* **Problem to work on**
Reproduce all lines of the listing below in which the word "recreates" occurs.

Start Dataset entries

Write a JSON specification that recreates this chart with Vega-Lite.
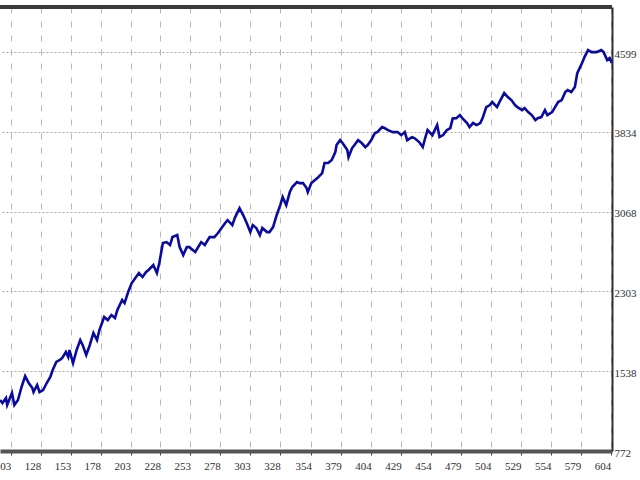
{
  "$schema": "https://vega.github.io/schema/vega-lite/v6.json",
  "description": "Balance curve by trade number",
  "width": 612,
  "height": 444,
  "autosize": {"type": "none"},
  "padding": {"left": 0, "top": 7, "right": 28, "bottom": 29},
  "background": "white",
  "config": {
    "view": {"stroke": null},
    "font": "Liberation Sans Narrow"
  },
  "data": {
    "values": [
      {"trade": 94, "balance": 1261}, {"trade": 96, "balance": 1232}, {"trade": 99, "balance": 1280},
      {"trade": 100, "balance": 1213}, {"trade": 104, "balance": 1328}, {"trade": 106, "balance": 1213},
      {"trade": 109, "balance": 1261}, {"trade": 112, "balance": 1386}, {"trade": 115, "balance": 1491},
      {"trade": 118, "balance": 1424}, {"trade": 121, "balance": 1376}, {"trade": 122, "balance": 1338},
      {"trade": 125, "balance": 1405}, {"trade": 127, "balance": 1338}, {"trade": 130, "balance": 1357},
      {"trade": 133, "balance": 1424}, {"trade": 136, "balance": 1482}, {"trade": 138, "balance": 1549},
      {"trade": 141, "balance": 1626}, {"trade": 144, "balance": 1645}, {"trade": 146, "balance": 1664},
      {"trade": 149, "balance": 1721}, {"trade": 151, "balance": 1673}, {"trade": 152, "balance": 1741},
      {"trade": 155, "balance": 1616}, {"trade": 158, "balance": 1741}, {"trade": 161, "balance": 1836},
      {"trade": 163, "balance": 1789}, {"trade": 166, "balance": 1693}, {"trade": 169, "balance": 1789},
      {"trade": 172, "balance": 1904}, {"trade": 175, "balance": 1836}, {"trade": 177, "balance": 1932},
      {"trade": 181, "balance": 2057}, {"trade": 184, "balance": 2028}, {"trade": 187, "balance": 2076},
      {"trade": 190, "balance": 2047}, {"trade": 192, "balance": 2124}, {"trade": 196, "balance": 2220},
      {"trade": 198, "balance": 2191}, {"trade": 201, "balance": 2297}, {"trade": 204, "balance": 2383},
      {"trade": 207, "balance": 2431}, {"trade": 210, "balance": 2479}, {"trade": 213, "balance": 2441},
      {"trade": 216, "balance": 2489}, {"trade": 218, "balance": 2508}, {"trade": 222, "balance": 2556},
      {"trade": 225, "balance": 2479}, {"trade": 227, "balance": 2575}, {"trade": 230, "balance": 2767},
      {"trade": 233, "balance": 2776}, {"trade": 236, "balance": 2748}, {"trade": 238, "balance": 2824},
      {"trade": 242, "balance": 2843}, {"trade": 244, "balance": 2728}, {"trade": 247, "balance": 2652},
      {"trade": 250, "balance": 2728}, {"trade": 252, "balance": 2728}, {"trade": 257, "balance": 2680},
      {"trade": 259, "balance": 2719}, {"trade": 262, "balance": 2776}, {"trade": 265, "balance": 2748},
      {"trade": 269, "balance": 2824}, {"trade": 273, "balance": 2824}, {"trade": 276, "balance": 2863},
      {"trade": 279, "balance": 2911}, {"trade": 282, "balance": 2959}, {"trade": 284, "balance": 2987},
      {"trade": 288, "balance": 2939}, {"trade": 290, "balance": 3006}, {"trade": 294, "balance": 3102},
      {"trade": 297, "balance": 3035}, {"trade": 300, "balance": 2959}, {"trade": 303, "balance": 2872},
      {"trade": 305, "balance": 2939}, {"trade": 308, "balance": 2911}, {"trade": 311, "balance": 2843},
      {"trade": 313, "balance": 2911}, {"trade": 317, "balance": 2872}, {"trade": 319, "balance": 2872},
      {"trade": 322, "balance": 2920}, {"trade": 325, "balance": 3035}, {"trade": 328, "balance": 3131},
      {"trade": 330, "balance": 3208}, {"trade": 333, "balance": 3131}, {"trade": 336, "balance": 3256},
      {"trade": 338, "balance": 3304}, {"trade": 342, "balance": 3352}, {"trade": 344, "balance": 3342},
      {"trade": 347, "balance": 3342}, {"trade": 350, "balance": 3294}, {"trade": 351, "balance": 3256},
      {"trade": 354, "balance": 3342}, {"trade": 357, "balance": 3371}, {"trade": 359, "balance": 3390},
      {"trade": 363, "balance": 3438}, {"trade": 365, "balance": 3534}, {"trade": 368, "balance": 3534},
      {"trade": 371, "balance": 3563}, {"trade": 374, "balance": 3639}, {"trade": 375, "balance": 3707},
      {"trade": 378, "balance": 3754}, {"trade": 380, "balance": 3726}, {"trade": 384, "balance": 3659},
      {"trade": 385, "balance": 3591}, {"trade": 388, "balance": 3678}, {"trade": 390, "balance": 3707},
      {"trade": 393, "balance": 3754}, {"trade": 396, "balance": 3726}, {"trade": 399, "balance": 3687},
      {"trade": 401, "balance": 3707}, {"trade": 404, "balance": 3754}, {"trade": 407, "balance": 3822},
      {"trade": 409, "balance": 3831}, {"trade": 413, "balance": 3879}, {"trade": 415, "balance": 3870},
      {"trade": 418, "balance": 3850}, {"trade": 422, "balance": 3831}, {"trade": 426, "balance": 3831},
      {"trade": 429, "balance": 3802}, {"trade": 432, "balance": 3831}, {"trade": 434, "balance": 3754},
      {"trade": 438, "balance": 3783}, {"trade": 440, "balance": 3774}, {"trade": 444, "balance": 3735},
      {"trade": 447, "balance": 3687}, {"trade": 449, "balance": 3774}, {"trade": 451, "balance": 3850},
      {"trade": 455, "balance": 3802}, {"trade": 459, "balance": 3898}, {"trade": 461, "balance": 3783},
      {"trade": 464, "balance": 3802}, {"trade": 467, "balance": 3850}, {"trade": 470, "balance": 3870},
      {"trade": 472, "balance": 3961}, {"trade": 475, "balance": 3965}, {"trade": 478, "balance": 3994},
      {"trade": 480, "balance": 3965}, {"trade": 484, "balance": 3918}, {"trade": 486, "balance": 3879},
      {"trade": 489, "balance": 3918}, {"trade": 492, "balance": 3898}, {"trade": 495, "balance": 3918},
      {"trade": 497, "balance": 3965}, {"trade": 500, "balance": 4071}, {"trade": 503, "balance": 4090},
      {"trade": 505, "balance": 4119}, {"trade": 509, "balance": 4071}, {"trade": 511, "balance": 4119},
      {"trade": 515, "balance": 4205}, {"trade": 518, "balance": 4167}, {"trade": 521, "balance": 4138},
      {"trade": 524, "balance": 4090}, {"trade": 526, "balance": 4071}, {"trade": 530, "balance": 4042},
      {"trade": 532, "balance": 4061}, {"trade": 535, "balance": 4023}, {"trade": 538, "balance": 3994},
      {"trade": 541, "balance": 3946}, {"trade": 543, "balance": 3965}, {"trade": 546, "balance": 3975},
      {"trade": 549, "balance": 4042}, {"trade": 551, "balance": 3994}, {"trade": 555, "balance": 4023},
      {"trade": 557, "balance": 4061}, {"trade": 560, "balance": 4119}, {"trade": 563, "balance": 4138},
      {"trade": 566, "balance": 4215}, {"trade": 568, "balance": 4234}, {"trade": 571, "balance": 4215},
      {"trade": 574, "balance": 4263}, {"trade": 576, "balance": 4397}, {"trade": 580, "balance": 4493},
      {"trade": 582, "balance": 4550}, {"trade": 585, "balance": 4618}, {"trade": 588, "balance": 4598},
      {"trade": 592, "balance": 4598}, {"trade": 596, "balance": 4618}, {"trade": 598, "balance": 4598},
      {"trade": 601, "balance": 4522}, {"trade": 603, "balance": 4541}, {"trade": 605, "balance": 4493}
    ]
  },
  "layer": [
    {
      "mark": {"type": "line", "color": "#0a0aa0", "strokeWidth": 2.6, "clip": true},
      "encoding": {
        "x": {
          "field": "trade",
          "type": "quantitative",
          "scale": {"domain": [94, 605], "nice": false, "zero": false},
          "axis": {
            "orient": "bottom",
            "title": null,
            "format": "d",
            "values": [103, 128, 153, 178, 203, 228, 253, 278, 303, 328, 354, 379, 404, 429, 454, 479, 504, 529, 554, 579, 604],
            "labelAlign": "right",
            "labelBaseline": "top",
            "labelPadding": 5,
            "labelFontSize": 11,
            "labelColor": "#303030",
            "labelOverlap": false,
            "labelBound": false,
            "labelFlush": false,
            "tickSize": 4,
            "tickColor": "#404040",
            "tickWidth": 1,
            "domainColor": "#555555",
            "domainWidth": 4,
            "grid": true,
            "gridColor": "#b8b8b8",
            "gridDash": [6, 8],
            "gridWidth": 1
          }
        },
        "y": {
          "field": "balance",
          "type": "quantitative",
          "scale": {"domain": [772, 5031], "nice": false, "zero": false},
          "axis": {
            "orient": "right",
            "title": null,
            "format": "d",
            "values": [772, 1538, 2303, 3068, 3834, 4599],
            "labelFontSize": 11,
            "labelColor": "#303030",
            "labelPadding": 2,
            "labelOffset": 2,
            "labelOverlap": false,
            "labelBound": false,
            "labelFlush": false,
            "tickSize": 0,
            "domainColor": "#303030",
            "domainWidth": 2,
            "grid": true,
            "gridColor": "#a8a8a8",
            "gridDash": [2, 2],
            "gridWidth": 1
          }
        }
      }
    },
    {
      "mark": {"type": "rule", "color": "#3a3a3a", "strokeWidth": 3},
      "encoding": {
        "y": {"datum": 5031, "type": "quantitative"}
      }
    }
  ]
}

End Dataset entries
Start Dataset entries

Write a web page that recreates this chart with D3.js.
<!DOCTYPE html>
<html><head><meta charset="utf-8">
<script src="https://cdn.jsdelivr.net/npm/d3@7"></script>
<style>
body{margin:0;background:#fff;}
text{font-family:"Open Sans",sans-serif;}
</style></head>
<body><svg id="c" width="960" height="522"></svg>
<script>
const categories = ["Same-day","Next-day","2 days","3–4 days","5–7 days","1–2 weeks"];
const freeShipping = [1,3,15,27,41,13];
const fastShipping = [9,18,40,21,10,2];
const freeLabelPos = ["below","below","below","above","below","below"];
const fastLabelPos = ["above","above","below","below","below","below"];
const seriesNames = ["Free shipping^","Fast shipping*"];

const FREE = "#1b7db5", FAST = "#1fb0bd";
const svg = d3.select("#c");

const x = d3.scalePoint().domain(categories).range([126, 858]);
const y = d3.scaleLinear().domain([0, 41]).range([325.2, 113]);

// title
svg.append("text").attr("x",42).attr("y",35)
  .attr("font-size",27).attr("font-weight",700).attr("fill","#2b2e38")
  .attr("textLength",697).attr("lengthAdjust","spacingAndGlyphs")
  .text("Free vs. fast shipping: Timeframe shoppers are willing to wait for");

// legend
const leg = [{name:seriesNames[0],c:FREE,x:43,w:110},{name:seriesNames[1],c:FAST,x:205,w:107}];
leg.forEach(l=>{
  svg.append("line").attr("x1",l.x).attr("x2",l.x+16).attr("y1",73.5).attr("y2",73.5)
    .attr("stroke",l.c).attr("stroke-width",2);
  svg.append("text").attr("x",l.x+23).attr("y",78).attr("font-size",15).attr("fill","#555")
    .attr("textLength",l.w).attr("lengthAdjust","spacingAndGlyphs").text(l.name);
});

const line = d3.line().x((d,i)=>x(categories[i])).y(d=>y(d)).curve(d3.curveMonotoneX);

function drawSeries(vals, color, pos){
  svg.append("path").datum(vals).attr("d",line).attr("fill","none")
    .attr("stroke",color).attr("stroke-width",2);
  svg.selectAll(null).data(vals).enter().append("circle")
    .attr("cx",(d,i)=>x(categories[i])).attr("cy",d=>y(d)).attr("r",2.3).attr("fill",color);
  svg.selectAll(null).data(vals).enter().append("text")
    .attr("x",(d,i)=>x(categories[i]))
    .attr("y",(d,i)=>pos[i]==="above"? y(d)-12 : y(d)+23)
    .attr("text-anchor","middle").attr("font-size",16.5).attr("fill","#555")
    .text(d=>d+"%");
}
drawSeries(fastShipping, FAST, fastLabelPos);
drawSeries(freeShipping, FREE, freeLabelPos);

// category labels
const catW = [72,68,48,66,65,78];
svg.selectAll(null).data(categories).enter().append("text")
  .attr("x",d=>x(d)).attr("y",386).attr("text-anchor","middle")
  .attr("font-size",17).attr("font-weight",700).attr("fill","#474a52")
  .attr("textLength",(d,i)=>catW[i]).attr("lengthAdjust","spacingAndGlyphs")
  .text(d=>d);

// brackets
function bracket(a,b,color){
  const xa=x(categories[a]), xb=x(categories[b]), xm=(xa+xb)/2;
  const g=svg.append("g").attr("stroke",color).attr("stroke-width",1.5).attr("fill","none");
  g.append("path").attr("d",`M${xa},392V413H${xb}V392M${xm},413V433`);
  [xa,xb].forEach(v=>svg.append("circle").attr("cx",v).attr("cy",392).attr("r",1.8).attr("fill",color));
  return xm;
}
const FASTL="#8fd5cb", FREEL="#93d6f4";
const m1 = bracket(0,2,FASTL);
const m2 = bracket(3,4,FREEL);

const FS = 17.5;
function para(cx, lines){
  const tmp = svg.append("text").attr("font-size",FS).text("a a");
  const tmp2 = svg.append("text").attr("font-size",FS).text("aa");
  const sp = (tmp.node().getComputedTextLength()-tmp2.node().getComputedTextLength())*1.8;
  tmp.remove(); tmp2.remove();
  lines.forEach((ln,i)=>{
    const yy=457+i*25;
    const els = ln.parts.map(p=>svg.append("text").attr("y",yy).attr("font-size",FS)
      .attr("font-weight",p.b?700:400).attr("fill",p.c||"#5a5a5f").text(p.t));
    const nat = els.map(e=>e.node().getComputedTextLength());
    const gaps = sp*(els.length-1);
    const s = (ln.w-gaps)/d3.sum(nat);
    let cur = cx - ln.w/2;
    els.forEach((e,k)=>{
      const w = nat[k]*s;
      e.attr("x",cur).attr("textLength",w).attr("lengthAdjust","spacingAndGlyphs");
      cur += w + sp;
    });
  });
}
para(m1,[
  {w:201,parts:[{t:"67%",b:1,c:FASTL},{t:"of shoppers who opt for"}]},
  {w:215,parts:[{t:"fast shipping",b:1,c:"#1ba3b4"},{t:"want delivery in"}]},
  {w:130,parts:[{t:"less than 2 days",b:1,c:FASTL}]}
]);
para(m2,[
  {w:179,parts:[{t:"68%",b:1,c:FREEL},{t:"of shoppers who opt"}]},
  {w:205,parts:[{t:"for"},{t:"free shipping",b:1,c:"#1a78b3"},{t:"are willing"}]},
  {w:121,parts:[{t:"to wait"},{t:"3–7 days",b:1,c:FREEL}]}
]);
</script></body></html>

End Dataset entries

* **Answer to the problem**
Write a JSON specification that recreates this chart with Vega-Lite.
Write a web page that recreates this chart with D3.js.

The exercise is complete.